**Instructions to follow**
Give back the entire listing verbatim.

**Exercise input**
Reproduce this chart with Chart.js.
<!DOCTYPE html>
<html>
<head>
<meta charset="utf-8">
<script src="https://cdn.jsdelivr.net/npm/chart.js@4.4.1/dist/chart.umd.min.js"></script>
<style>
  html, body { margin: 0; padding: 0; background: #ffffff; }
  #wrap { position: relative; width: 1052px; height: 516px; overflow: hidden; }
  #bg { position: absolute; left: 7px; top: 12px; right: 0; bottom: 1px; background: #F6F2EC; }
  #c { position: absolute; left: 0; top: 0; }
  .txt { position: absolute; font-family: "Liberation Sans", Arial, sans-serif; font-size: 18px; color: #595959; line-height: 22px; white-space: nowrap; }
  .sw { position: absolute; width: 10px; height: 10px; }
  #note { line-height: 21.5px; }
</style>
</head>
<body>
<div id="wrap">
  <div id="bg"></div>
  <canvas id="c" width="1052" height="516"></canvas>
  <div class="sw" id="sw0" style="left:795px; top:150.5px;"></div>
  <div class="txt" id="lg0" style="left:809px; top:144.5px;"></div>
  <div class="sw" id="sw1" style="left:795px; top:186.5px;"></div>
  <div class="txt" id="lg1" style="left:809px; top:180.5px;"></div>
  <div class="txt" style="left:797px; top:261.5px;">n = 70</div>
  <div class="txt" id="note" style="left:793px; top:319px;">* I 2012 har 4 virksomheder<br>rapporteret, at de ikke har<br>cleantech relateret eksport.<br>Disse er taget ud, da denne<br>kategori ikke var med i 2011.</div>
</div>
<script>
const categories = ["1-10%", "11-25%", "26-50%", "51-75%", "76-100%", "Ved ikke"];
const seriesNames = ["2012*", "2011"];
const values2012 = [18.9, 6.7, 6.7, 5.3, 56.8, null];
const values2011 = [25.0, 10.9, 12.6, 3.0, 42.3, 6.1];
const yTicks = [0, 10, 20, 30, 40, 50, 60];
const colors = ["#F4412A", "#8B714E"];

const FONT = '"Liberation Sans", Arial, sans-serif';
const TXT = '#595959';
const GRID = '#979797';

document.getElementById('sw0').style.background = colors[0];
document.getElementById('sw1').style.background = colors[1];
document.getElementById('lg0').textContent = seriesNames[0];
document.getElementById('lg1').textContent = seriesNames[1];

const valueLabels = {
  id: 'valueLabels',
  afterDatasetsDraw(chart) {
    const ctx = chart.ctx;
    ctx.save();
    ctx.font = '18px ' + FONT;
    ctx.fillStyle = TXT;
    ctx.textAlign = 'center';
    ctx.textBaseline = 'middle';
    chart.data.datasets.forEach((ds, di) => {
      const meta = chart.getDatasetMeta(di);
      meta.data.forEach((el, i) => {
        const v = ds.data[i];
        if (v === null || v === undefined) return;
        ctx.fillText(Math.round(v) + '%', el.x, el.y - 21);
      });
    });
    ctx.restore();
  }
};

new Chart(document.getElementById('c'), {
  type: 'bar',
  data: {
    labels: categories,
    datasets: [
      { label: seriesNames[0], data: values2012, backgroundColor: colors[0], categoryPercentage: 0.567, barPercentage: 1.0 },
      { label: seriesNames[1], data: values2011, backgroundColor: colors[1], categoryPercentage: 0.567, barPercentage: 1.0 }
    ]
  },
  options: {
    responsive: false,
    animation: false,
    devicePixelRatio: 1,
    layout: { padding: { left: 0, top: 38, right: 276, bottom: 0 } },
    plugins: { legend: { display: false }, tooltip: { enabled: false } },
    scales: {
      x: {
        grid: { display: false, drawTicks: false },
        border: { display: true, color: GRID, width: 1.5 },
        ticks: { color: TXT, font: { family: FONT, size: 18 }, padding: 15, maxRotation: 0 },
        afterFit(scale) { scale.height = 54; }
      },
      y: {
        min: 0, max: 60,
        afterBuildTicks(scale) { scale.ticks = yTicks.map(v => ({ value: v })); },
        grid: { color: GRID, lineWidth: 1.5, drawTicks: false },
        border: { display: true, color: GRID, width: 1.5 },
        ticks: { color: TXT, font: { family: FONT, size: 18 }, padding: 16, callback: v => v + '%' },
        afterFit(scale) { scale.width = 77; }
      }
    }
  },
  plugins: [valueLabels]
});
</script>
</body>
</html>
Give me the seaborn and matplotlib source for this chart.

**Answer**
Reproduce this chart with Chart.js.
<!DOCTYPE html>
<html>
<head>
<meta charset="utf-8">
<script src="https://cdn.jsdelivr.net/npm/chart.js@4.4.1/dist/chart.umd.min.js"></script>
<style>
  html, body { margin: 0; padding: 0; background: #ffffff; }
  #wrap { position: relative; width: 1052px; height: 516px; overflow: hidden; }
  #bg { position: absolute; left: 7px; top: 12px; right: 0; bottom: 1px; background: #F6F2EC; }
  #c { position: absolute; left: 0; top: 0; }
  .txt { position: absolute; font-family: "Liberation Sans", Arial, sans-serif; font-size: 18px; color: #595959; line-height: 22px; white-space: nowrap; }
  .sw { position: absolute; width: 10px; height: 10px; }
  #note { line-height: 21.5px; }
</style>
</head>
<body>
<div id="wrap">
  <div id="bg"></div>
  <canvas id="c" width="1052" height="516"></canvas>
  <div class="sw" id="sw0" style="left:795px; top:150.5px;"></div>
  <div class="txt" id="lg0" style="left:809px; top:144.5px;"></div>
  <div class="sw" id="sw1" style="left:795px; top:186.5px;"></div>
  <div class="txt" id="lg1" style="left:809px; top:180.5px;"></div>
  <div class="txt" style="left:797px; top:261.5px;">n = 70</div>
  <div class="txt" id="note" style="left:793px; top:319px;">* I 2012 har 4 virksomheder<br>rapporteret, at de ikke har<br>cleantech relateret eksport.<br>Disse er taget ud, da denne<br>kategori ikke var med i 2011.</div>
</div>
<script>
const categories = ["1-10%", "11-25%", "26-50%", "51-75%", "76-100%", "Ved ikke"];
const seriesNames = ["2012*", "2011"];
const values2012 = [18.9, 6.7, 6.7, 5.3, 56.8, null];
const values2011 = [25.0, 10.9, 12.6, 3.0, 42.3, 6.1];
const yTicks = [0, 10, 20, 30, 40, 50, 60];
const colors = ["#F4412A", "#8B714E"];

const FONT = '"Liberation Sans", Arial, sans-serif';
const TXT = '#595959';
const GRID = '#979797';

document.getElementById('sw0').style.background = colors[0];
document.getElementById('sw1').style.background = colors[1];
document.getElementById('lg0').textContent = seriesNames[0];
document.getElementById('lg1').textContent = seriesNames[1];

const valueLabels = {
  id: 'valueLabels',
  afterDatasetsDraw(chart) {
    const ctx = chart.ctx;
    ctx.save();
    ctx.font = '18px ' + FONT;
    ctx.fillStyle = TXT;
    ctx.textAlign = 'center';
    ctx.textBaseline = 'middle';
    chart.data.datasets.forEach((ds, di) => {
      const meta = chart.getDatasetMeta(di);
      meta.data.forEach((el, i) => {
        const v = ds.data[i];
        if (v === null || v === undefined) return;
        ctx.fillText(Math.round(v) + '%', el.x, el.y - 21);
      });
    });
    ctx.restore();
  }
};

new Chart(document.getElementById('c'), {
  type: 'bar',
  data: {
    labels: categories,
    datasets: [
      { label: seriesNames[0], data: values2012, backgroundColor: colors[0], categoryPercentage: 0.567, barPercentage: 1.0 },
      { label: seriesNames[1], data: values2011, backgroundColor: colors[1], categoryPercentage: 0.567, barPercentage: 1.0 }
    ]
  },
  options: {
    responsive: false,
    animation: false,
    devicePixelRatio: 1,
    layout: { padding: { left: 0, top: 38, right: 276, bottom: 0 } },
    plugins: { legend: { display: false }, tooltip: { enabled: false } },
    scales: {
      x: {
        grid: { display: false, drawTicks: false },
        border: { display: true, color: GRID, width: 1.5 },
        ticks: { color: TXT, font: { family: FONT, size: 18 }, padding: 15, maxRotation: 0 },
        afterFit(scale) { scale.height = 54; }
      },
      y: {
        min: 0, max: 60,
        afterBuildTicks(scale) { scale.ticks = yTicks.map(v => ({ value: v })); },
        grid: { color: GRID, lineWidth: 1.5, drawTicks: false },
        border: { display: true, color: GRID, width: 1.5 },
        ticks: { color: TXT, font: { family: FONT, size: 18 }, padding: 16, callback: v => v + '%' },
        afterFit(scale) { scale.width = 77; }
      }
    }
  },
  plugins: [valueLabels]
});
</script>
</body>
</html>
Give me the seaborn and matplotlib source for this chart.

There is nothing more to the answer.